While our quiet little retreat center has a lot going for it (including a pool and basketball court) it's only a short drive (or a nifty hike on the Appalachian Trail) away from a park on the Pennsylvania/Maryland border with a full-on playground. Our retreatants couldn't resist its dizzying lure Wednesday -- captured here by my iPhone.
And I can't resist sharing these three photos (DSLR this time) of J, the youngest member of a 7 person family I accompanied this past week. I don't speak either Portuguese or Crioulo (the Cape Verdean dialect of archaic Portuguese that was this family's first language) so Spanish had to do. And it did. A long with lots of wide eyes and wider smiles.

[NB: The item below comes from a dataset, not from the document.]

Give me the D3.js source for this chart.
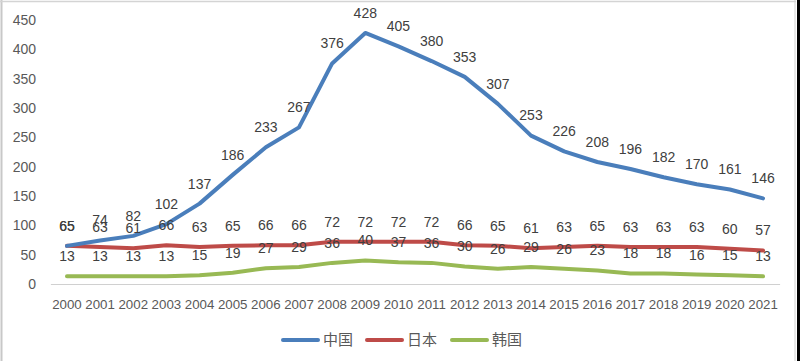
<!DOCTYPE html>
<html><head><meta charset="utf-8">
<script src="https://cdn.jsdelivr.net/npm/d3@7"></script>
<style>html,body{margin:0;padding:0;background:#fff;}svg{display:block;}</style>
</head><body>
<svg id="chart" width="800" height="361"></svg>
<script>
const years = ["2000","2001","2002","2003","2004","2005","2006","2007","2008","2009","2010","2011","2012","2013","2014","2015","2016","2017","2018","2019","2020","2021"];
const china = [65,74,82,102,137,186,233,267,376,428,405,380,353,307,253,226,208,196,182,170,161,146];
const japan = [65,63,61,66,63,65,66,66,72,72,72,72,66,65,61,63,65,63,63,63,60,57];
const korea = [13,13,13,13,15,19,27,29,36,40,37,36,30,26,29,26,23,18,18,16,15,13];
const seriesNames = ["中国","日本","韩国"];
const seriesColors = ["#4A7EBB","#BE4B48","#98B954"];
const yTicks = [0,50,100,150,200,250,300,350,400,450];

const svg = d3.select("#chart");
const font = "'Liberation Sans', Arial, sans-serif";

// frame
svg.append("rect").attr("x",0).attr("y",0).attr("width",800).attr("height",361).attr("fill","#fff");
svg.append("line").attr("x1",1.5).attr("x2",1.5).attr("y1",0).attr("y2",361).attr("stroke","#c8c8c8").attr("stroke-width",2);
svg.append("line").attr("x1",0).attr("x2",796).attr("y1",1.5).attr("y2",1.5).attr("stroke","#d4d4d4").attr("stroke-width",1.5);
svg.append("line").attr("x1",795).attr("x2",795).attr("y1",0).attr("y2",361).attr("stroke","#d0d0d0").attr("stroke-width",1);
svg.append("rect").attr("x",797).attr("y",0).attr("width",3).attr("height",361).attr("fill","#000");

const x = d3.scaleBand().domain(years).range([50.4, 779.6]).padding(0);
const cx = d => x(d) + x.bandwidth()/2;
const y = d3.scaleLinear().domain([0,450]).range([284,20]);

// y axis labels
const yAxis = d3.axisLeft(y).tickValues(yTicks).tickSize(0).tickPadding(0);
const gy = svg.append("g").attr("transform","translate(36,0)").call(yAxis);
gy.select(".domain").remove();
gy.selectAll("text").attr("font-family",font).attr("font-size",14).attr("fill","#595959");

// x axis
const xAxis = d3.axisBottom(x).tickSize(0).tickPadding(0);
const gx = svg.append("g").attr("transform","translate(0,284)").call(xAxis);
gx.select(".domain").attr("stroke","#d0d0d0").attr("stroke-width",1.2);
gx.selectAll("text").attr("font-family",font).attr("font-size",13.3).attr("fill","#595959").attr("dy","1.9em");

const all = [china, japan, korea];
const line = d3.line().x((d,i)=>cx(years[i])).y(d=>y(d));

// draw lines bottom-up so China on top
[2,1,0].forEach(k=>{
  svg.append("path").datum(all[k]).attr("d",line).attr("fill","none")
    .attr("stroke",seriesColors[k]).attr("stroke-width",4)
    .attr("stroke-linejoin","round").attr("stroke-linecap","round");
});

// data labels
all.forEach((vals,k)=>{
  svg.append("g").selectAll("text").data(vals).join("text")
    .attr("x",(d,i)=>cx(years[i])).attr("y",d=>y(d)-20)
    .attr("dy","0.35em").attr("text-anchor","middle")
    .attr("font-family",font).attr("font-size",14).attr("fill","#404040")
    .text(d=>d);
});

// legend
const legendX = [283,367,452];
const lg = svg.append("g");
seriesNames.forEach((n,k)=>{
  lg.append("line").attr("x1",legendX[k]).attr("x2",legendX[k]+35).attr("y1",340).attr("y2",340)
    .attr("stroke",seriesColors[k]).attr("stroke-width",4).attr("stroke-linecap","round");
  lg.append("text").attr("x",legendX[k]+40).attr("y",340).attr("dy","0.36em")
    .attr("font-family","'Noto Sans CJK SC', sans-serif").attr("font-size",15).attr("fill","#595959").text(n);
});
</script>
</body></html>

It was a challenge for me, the guy for whom precision and nuance in language are fundamental (and which do so much of the heavy lifting of meaning), to muddle through what I pray were meaningful discussions of the sacred texts of our lives along with the sacred text of the Gospel. (The latter presented in lively often-bilingual skits with almost as many anachronistic elements as timeless ones.)
In good time, the silences became less awkward and the moments of together-ness transcended the oxymoronic universal alienation that can fill the vacuum of a shared language. And if nothing else, digital photography gave us that satisfying shared experience of pointing at a screen with laughter, oohs and ahhs.